> [Problem requirements]: Quote the data exactly, first line to the line containing "const legendDrop = 48;", with no pictures.
* * * * *
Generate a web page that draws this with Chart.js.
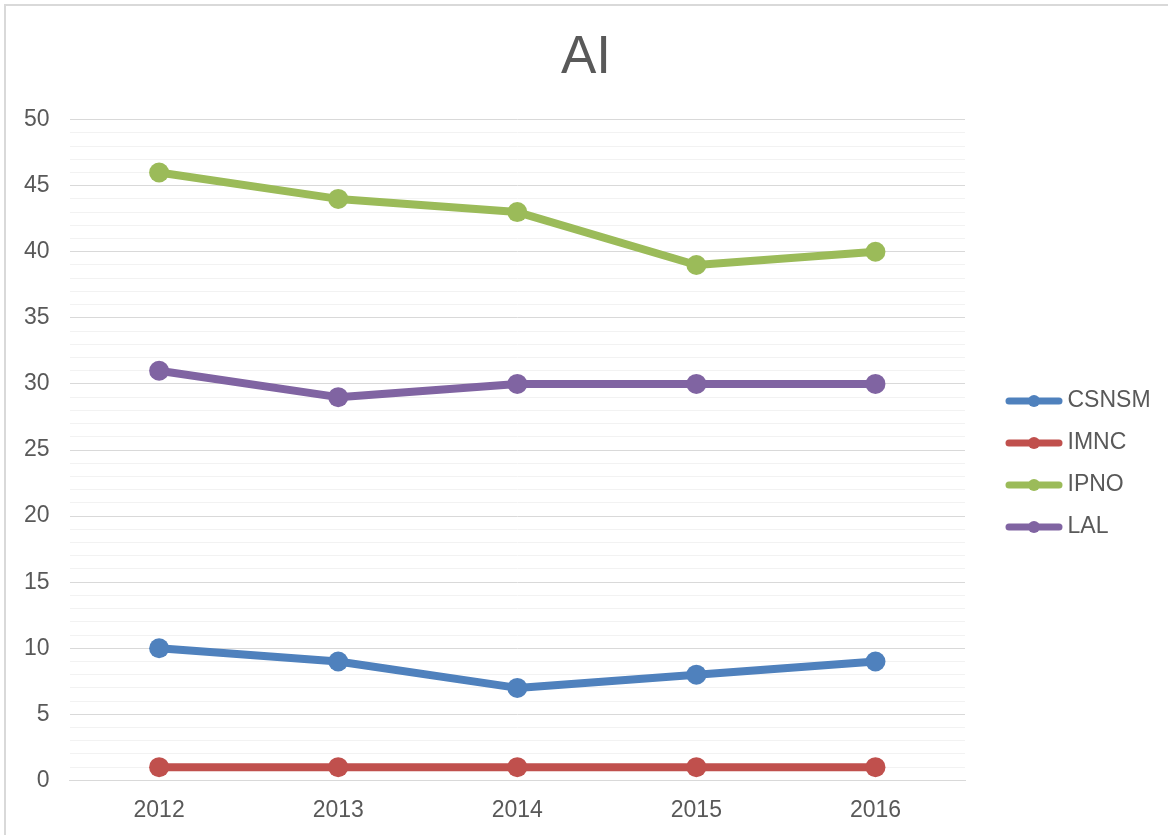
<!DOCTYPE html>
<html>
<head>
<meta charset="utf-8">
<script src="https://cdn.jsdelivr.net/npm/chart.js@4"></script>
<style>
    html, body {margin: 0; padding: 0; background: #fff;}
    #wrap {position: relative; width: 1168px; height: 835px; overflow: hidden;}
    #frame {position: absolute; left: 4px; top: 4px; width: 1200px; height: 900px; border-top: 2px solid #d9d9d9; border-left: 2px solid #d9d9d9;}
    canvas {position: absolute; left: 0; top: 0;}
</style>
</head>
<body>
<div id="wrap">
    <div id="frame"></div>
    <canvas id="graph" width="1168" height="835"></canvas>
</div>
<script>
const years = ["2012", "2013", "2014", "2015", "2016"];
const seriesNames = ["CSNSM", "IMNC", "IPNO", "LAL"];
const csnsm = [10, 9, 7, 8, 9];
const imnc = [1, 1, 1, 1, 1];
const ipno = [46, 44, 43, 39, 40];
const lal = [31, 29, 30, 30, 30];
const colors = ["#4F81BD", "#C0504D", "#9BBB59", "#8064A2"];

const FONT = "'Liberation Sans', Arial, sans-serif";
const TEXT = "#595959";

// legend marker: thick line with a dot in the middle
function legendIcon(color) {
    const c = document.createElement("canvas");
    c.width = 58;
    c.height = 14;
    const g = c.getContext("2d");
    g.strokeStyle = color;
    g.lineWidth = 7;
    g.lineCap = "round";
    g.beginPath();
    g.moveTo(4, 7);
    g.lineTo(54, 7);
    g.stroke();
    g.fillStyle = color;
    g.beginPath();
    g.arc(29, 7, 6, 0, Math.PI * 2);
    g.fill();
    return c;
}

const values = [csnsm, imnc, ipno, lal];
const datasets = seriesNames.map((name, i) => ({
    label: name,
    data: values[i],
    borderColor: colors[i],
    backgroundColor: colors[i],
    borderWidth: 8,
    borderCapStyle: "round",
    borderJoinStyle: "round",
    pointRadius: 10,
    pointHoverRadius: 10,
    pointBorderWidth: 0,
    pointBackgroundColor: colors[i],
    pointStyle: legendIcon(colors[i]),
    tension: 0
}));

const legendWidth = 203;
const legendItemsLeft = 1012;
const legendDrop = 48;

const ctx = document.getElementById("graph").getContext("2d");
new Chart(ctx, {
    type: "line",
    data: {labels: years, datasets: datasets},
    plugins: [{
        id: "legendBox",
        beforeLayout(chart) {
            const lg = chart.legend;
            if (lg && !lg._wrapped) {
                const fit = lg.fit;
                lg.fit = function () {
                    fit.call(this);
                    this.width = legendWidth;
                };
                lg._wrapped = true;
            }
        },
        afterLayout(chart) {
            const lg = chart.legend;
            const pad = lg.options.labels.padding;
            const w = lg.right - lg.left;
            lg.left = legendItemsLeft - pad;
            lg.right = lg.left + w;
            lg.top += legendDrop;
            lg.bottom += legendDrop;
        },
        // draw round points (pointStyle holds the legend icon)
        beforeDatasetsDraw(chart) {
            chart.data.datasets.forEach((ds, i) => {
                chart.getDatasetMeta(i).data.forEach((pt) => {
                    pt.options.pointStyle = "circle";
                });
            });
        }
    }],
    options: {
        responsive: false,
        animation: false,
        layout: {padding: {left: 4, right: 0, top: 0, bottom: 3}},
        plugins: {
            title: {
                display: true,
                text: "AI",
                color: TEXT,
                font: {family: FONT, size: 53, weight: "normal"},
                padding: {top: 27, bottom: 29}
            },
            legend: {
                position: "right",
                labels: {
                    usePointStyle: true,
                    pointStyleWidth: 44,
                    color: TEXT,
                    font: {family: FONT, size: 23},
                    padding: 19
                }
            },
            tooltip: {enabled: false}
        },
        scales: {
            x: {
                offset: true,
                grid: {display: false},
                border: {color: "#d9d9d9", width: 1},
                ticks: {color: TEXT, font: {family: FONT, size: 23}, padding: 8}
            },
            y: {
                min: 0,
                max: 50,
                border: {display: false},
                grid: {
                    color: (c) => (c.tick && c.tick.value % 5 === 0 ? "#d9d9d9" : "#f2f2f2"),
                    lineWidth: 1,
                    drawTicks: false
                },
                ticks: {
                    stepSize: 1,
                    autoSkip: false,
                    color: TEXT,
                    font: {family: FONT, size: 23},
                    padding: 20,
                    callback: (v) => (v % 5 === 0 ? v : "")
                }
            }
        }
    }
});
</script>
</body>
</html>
* * * * *
> [Answer in full]:
Generate a web page that draws this with Chart.js.
<!DOCTYPE html>
<html>
<head>
<meta charset="utf-8">
<script src="https://cdn.jsdelivr.net/npm/chart.js@4"></script>
<style>
    html, body {margin: 0; padding: 0; background: #fff;}
    #wrap {position: relative; width: 1168px; height: 835px; overflow: hidden;}
    #frame {position: absolute; left: 4px; top: 4px; width: 1200px; height: 900px; border-top: 2px solid #d9d9d9; border-left: 2px solid #d9d9d9;}
    canvas {position: absolute; left: 0; top: 0;}
</style>
</head>
<body>
<div id="wrap">
    <div id="frame"></div>
    <canvas id="graph" width="1168" height="835"></canvas>
</div>
<script>
const years = ["2012", "2013", "2014", "2015", "2016"];
const seriesNames = ["CSNSM", "IMNC", "IPNO", "LAL"];
const csnsm = [10, 9, 7, 8, 9];
const imnc = [1, 1, 1, 1, 1];
const ipno = [46, 44, 43, 39, 40];
const lal = [31, 29, 30, 30, 30];
const colors = ["#4F81BD", "#C0504D", "#9BBB59", "#8064A2"];

const FONT = "'Liberation Sans', Arial, sans-serif";
const TEXT = "#595959";

// legend marker: thick line with a dot in the middle
function legendIcon(color) {
    const c = document.createElement("canvas");
    c.width = 58;
    c.height = 14;
    const g = c.getContext("2d");
    g.strokeStyle = color;
    g.lineWidth = 7;
    g.lineCap = "round";
    g.beginPath();
    g.moveTo(4, 7);
    g.lineTo(54, 7);
    g.stroke();
    g.fillStyle = color;
    g.beginPath();
    g.arc(29, 7, 6, 0, Math.PI * 2);
    g.fill();
    return c;
}

const values = [csnsm, imnc, ipno, lal];
const datasets = seriesNames.map((name, i) => ({
    label: name,
    data: values[i],
    borderColor: colors[i],
    backgroundColor: colors[i],
    borderWidth: 8,
    borderCapStyle: "round",
    borderJoinStyle: "round",
    pointRadius: 10,
    pointHoverRadius: 10,
    pointBorderWidth: 0,
    pointBackgroundColor: colors[i],
    pointStyle: legendIcon(colors[i]),
    tension: 0
}));

const legendWidth = 203;
const legendItemsLeft = 1012;
const legendDrop = 48;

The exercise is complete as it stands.